Lemoore remains a safe place to walk at night and the future indeed is bright. The economy is recovering and builders are returning to Lemoore, planning and building new homes for new residents. The California Department of Finance reported last week that Lemoore is growing at twice the clip of our neighbor to the east, Hanford, and we’re over 25,000 in population now.

The city manager wasn’t the sole casualty in this Shakespearean comedy.

Less than a week ago, members of the city’s planning department were basically handed their walking papers, told to leave the planning department and not speak to anyone. Officially the three members, which included longtime Planning Director Holly Smyth, were placed on a leave of absence.

This was done before the council even had an opportunity to discuss and vote on a staff report from Mayor William Siegel that calls for the immediate elimination of the Planning Department. The report is on the May 7 agenda, but somehow, without any council action, there are three Planning Department employees sitting at home wondering why they can’t come to work.

While Siegel sat on the budget review committee, the only department singled out in his report to the Council, was the Planning Department. Nowhere in the report is there any mention of any other department and what the results of the city-wide review were, nor were there any alternative recommendations for council members to consider. And according to Planning Director Holly Smyth, she wasn’t even interviewed by Siegel as part of the budget review process.

Siegel, interim City Manager Jeff Laws and Finance Director Cheryl Silva were supposed to meet with Smyth to review her department and budget. However, Siegel cancelled and did not show up, or bother to reschedule the meeting, according to Smyth.

The Planning Department seems an odd choice to eliminate considering the importance of wise planning for a community like Lemoore. In fact, the Planning Department’s staffing budget has already been cut by over $96,000 since 2008-2009. The 2013-14 outlay called for an increase to $189,573.

At the crux of this fiasco I fear is a belief that government is much too pervasive and that burdensome regulations have stifled growth and driven prospective business out of Lemoore, a comment heard not only in Lemoore, but also in California. If only city, county and state governments would cut the red tape say government detractors, then we’d all be much better off.

Well perhaps, perhaps not.

Reliable sources tell me that Siegel and his cronies gave Briltz orders to streamline the red tape, and when he didn’t act quickly enough he was forced out.

Good city planning works to improve the welfare of people and our community by creating more convenient, equitable, healthy, efficient and attractive places to live for this generation and future generations.

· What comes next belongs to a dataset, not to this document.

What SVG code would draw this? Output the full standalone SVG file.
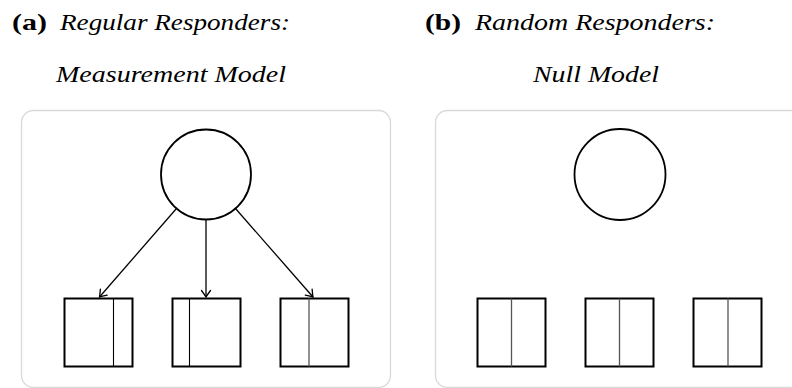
<svg xmlns="http://www.w3.org/2000/svg" width="792" height="388" viewBox="0 0 792 388">
  <style>
    .panel { fill: #ffffff; stroke: #d9d9d9; stroke-width: 1.3; }
    .latent { fill: #ffffff; stroke: #000000; stroke-width: 1.8; }
    .item { fill: #ffffff; stroke: #000000; stroke-width: 2; }
    .split { stroke: #000000; stroke-width: 1.1; }
    .split-mid { stroke: #555555; stroke-width: 1.3; }
    .edge { stroke: #000000; stroke-width: 1.3; fill: none; marker-end: url(#head); }
    .cap { font-family: "Liberation Serif", "Times New Roman", serif; font-size: 23.5px; fill: #000000; }
    .tag { font-weight: bold; }
    .it { font-style: italic; }
  </style>
  <defs>
    <marker id="head" markerUnits="userSpaceOnUse" markerWidth="14" markerHeight="14" refX="0" refY="0" viewBox="-8 -7 10 14" orient="auto">
      <path d="M -6.5 -4.5 Q -2 -1.2 0 0 Q -2 1.2 -6.5 4.5" fill="none" stroke="#000000" stroke-width="1.3" stroke-linecap="round"/>
    </marker>
  </defs>
  <rect width="792" height="388" fill="#ffffff"/>

  <!-- captions -->
  <g id="caption-a">
    <text class="cap" x="12" y="30"><tspan class="tag" textLength="35" lengthAdjust="spacingAndGlyphs">(a)</tspan><tspan class="it" x="60" textLength="230" lengthAdjust="spacingAndGlyphs">Regular Responders:</tspan></text>
    <text class="cap it" x="56" y="82" textLength="230" lengthAdjust="spacingAndGlyphs">Measurement Model</text>
  </g>
  <g id="caption-b">
    <text class="cap" x="425" y="30"><tspan class="tag" textLength="36" lengthAdjust="spacingAndGlyphs">(b)</tspan><tspan class="it" x="475" textLength="240" lengthAdjust="spacingAndGlyphs">Random Responders:</tspan></text>
    <text class="cap it" x="533" y="82" textLength="126" lengthAdjust="spacingAndGlyphs">Null Model</text>
  </g>

  <!-- panel frames -->
  <rect id="panel-a" class="panel" x="21.5" y="110.5" width="369" height="277" rx="12"/>
  <rect id="panel-b" class="panel" x="435.5" y="110.5" width="369" height="277" rx="12"/>

  <!-- measurement model: latent factor and indicators -->
  <g id="factor-a"><circle class="latent" cx="206" cy="174.5" r="45"/></g>
  <g id="item-a1">
    <rect class="item" x="64.5" y="298.5" width="68" height="68"/>
    <line class="split" x1="113.5" y1="298.5" x2="113.5" y2="366.5"/>
  </g>
  <g id="item-a2">
    <rect class="item" x="172.5" y="298.5" width="68" height="68"/>
    <line class="split" x1="189.5" y1="298.5" x2="189.5" y2="366.5"/>
  </g>
  <g id="item-a3">
    <rect class="item" x="280.5" y="298.5" width="68" height="68"/>
    <line class="split-mid" x1="309" y1="298.5" x2="309" y2="366.5"/>
  </g>

  <!-- loadings -->
  <g id="connectors">
    <line class="edge" x1="176.5" y1="208.5" x2="99.5" y2="297"/>
    <line class="edge" x1="206" y1="219.5" x2="206" y2="297"/>
    <line class="edge" x1="235.5" y1="208.5" x2="313" y2="297"/>
  </g>

  <!-- null model: unconnected factor and indicators -->
  <g id="factor-b"><circle class="latent" cx="620" cy="174.5" r="45.5"/></g>
  <g id="item-b1">
    <rect class="item" x="477.5" y="298.5" width="68" height="68"/>
    <line class="split-mid" x1="511.5" y1="298.5" x2="511.5" y2="366.5"/>
  </g>
  <g id="item-b2">
    <rect class="item" x="585.5" y="298.5" width="68" height="68"/>
    <line class="split-mid" x1="619.5" y1="298.5" x2="619.5" y2="366.5"/>
  </g>
  <g id="item-b3">
    <rect class="item" x="693.5" y="298.5" width="68" height="68"/>
    <line class="split-mid" x1="728" y1="298.5" x2="728" y2="366.5"/>
  </g>
</svg>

Good planning leads to a better quality of life for a town’s citizens, and it allows our leaders, businesses and the people to play a role in creating a community that people can feel safe when they walk the streets at night.

Good planning also leads to the attraction of business and industry.

A large part of Lemoore’s planning philosophy over the years has been to create a livable community where citizens can afford quality homes in great neighborhoods, with good streets and parks, where businesses can move their goods and services on good streets and efficient rail, both of which Lemoore enjoys.

Often council members are questioned by special interests who may feel burdened by planning requirements or fees that they say force them to look elsewhere. The truth of the matter is those same special interests may work to get a particular council member or legislator elected in hopes of relieving them of what they consider unnecessary fees or regulations. Furthermore many of those special interests, when cornered, can’t identify which federal, state or local, air district, IRS law, or local or state building code is the true burden.

Unfortunately there are many regulations a planning or public works department has to deal with, whether local, state or federal. Granted there may be ways to reduce the impact of regulations on prospective businesses. However, in my experience the regulations and fees were hardly the determining factors in whether a business located to Lemoore. Quite often the factors that determine whether a business or industry locates in Lemoore has to do with the availability of a stable work force or a readily available commodity, such as milk for Leprino’s two mozzarella plants.

In his staff report, Siegel is citing a $179,000 severance payout to Briltz and approval of a $125,000 compensation package for the police department to justify eliminating the Planning Department. This is simply nonsense. The city currently has a $6 million reserve that could easily absorb what in effect is a one-time cost. Furthermore, if Mayor Siegel had done his job he could easily have found cuts in other departments and spared the Planning Department.

Certainly there are cooler heads on the Lemoore City Council who will recognize the importance of planning to Lemoore and send this report back to where it belongs: on the scrapheap of dumb ideas.

Furthermore council members need to reinstate the planning director and her staff and let them get on with the work of planning for Lemoore’s future. And if our so-called city leaders were really smart, they’d bring back Jeff Briltz and let him continue doing the job he was already doing so well.

I wish I could believe Lemoore’s council members would heed my advice, but I fear my words are lost on deaf ears. Marcellus may have been correct in his assessment to Horatio: There is something rotten in the state of Denmark.